Además del sexo, la forma de conexión
más vital que existe es la conversación.
Así
la ciudad da paso a diferentes voces que la autora anota o retiene en
diferentes espacios que radiografían una NY, la de la autora, un recuerdo y una
vivencia particular, pero no veo a esta, la ciudad, como personaje, sino como
espacio orgánico que facilita la interacción.
Dos horas después estoy en casa, cenando
y contemplando la ciudad desde la mesa a la que estoy sentada. Repaso
mentalmente a todos los que se han cruzado hoy en mi camino. Oigo sus voces,
veo sus gestos, empiezo a inventar vidas para ellos. Enseguida me acompañan,
son una compañía magnífica. Pienso: «Esta noche preferiría estar con vosotros
que con cualquier otra de las personas que conozco».
En Sexto
piso
Año: 2018
Formato: Rústica
Género: Memorias
Páginas: 148
Tamaño: 15 x 23 cm
Continuación natural de Apegos feroces, en La mujer singular y la ciudad Vivian
Gornick sigue mostrándose como una mujer lúcida, sensible e insobornable que,
siendo la realidad como es, no acepta su lugar en el mundo.
La
mujer singular y la ciudad es
un mapa fascinante y emotivo de los ritmos, los encuentros fortuitos y las
amistades siempre cambiantes que conforman la vida en la ciudad, en este caso
Nueva York –una ciudad, nos dice Gornick, que hace soportable su soledad–.

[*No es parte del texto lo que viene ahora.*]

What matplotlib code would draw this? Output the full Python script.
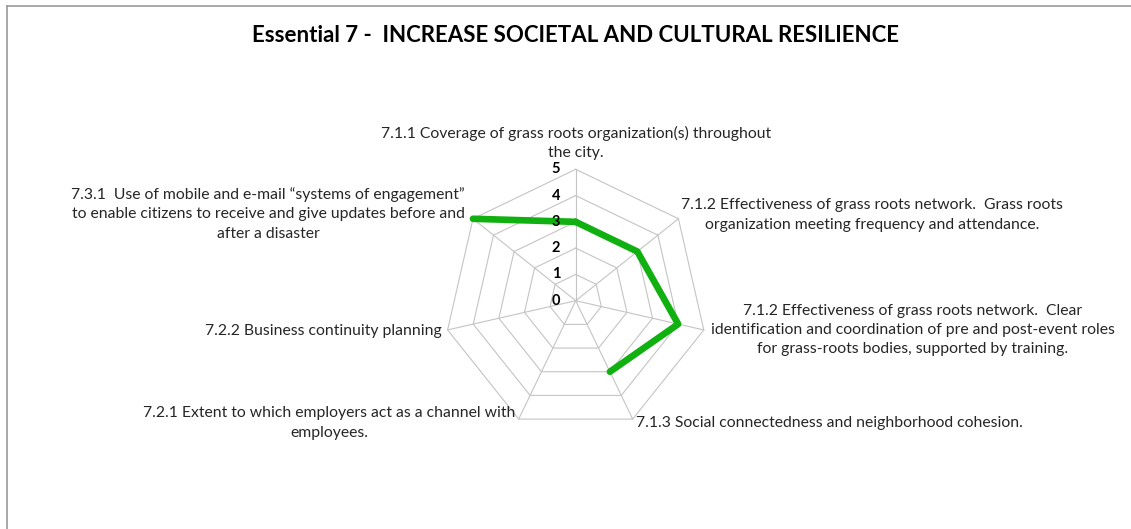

Mientras pasea por las calles de Manhattan, de nuevo en compañía de su madre o
sola, Gornick observa lo que ocurre a su alrededor, interactúa con extraños,
busca su propio reflejo en los ojos de un desconocido. Y se reconoce en su
amistad de más de veinte años con Leonard –un hombre que vive su propia
infelicidad con sofisticación y que la ha ayudado «a comprender la misteriosa
naturaleza de las relaciones humanas más que ninguna otra relación íntima que
haya tenido»–, pues ambos comparten la necesidad de encontrar un agravio que
combatir.
Vigoroso collage que intercala anécdotas personales, viñetas
narrativas y piezas reflexivas sobre la amistad, sobre la a menudo irreprimible
atracción por la soledad y sobre qué significa ser una feminista moderna –una
«mujer singular»–, estas memorias son el autorretrato de una mujer que defiende
con ferocidad su independencia y que ha decidido vivir hasta el final sus
conflictos en lugar de sus fantasías.